Now that the clowns have left the tent we can make some brief assessments on the fiscal cliff:
- A deal was actually finalized. That’s good news. It looked like we might actually go into January without a deal and that the odds of no deal at all were rising.
- No one really won here. Congress is totally dysfunctional.
- There’s still a lot unanswered. In particular, this doesn’t deal with sequestration or the debt ceiling. So, this drama is far from over….
- Ultimately, the big news is that the worst case scenario with $575B in cuts didn’t pan out. That means the worst case austerity scenario didn’t occur. That’s very good news.
- BUT, this bill is more austere than current policy. The biggest hit to the 2013 budget deficit is the payroll tax cut expiration which comes in at $126B and reduces middle quintile incomes by roughly ~$700. Goldman’s Jan Hatzius has also said this will shave 0.6% from 2013 GDP. Not good for an economy that is muddling through.

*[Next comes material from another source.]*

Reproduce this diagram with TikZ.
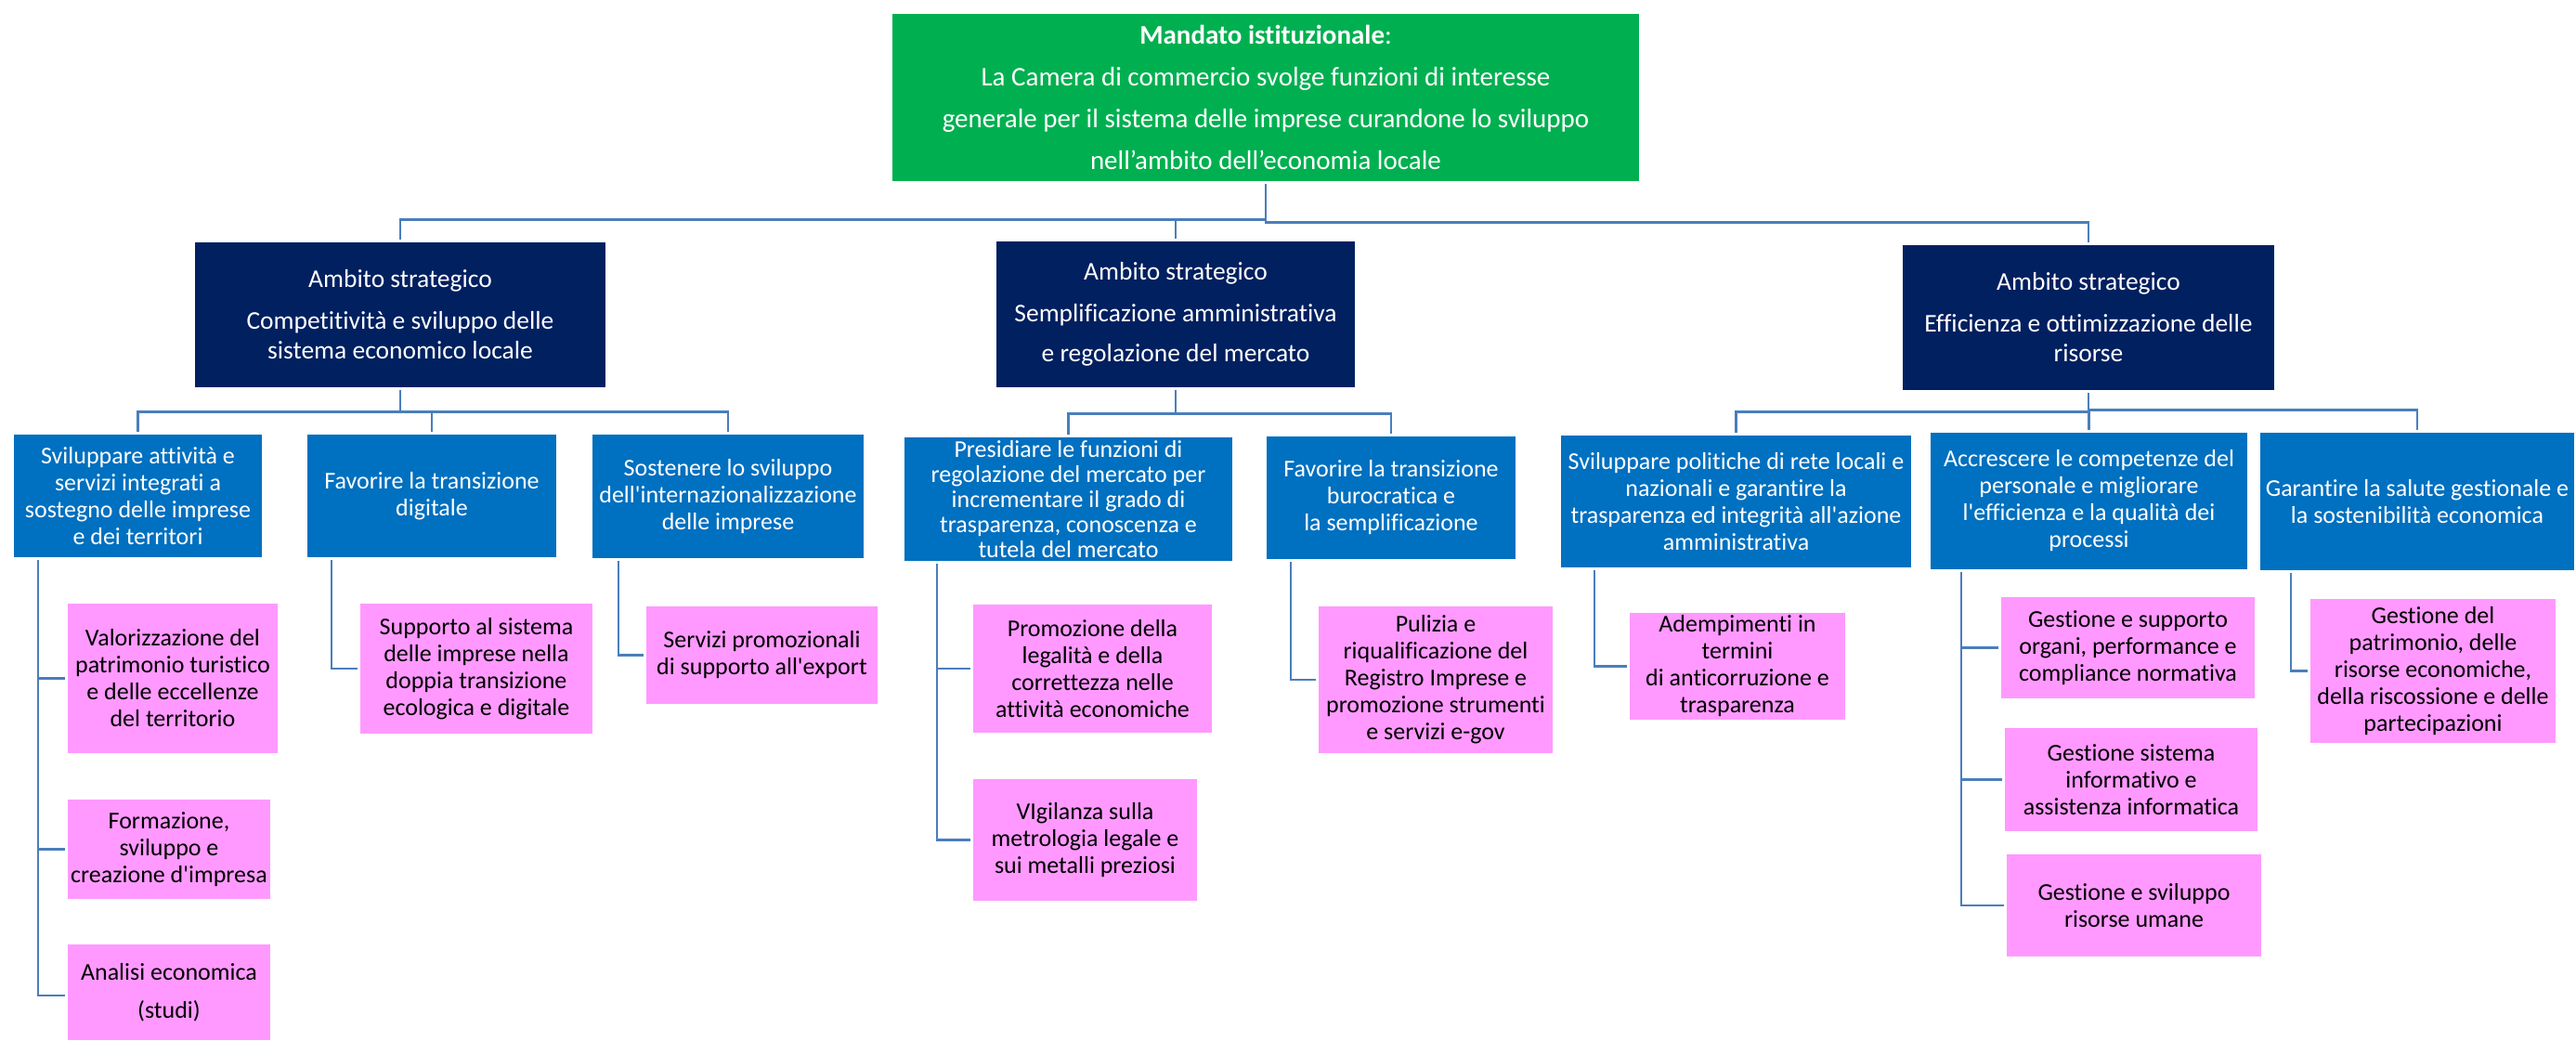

- The other big chunks are the Affordable Care Act and the partial expiration of the Bush Tax Cuts which adds up to about $100B.
- If my rough math is right we’re looking at something in the range of $225B in cuts out of a potential $575B.
- The total drag on the economy (using the CBO’s fiscal multipliers and Goldman Sachs estimates) is ~1.3%.
- Using the CBO’s “Alternative Fiscal Scenario” we’re still looking at big budget deficits in 2013. I’ll let the CBO run the final numbers here, but my back of the napkin math points to something in the $950B-$1T range.
- Remember, we’re in a balance sheet recession so government budget deficits are driving corporate profits to an unusual extent while private investment recovers.
- The bottom line: this could have been much worse. Unfortunately, it’s not completely over.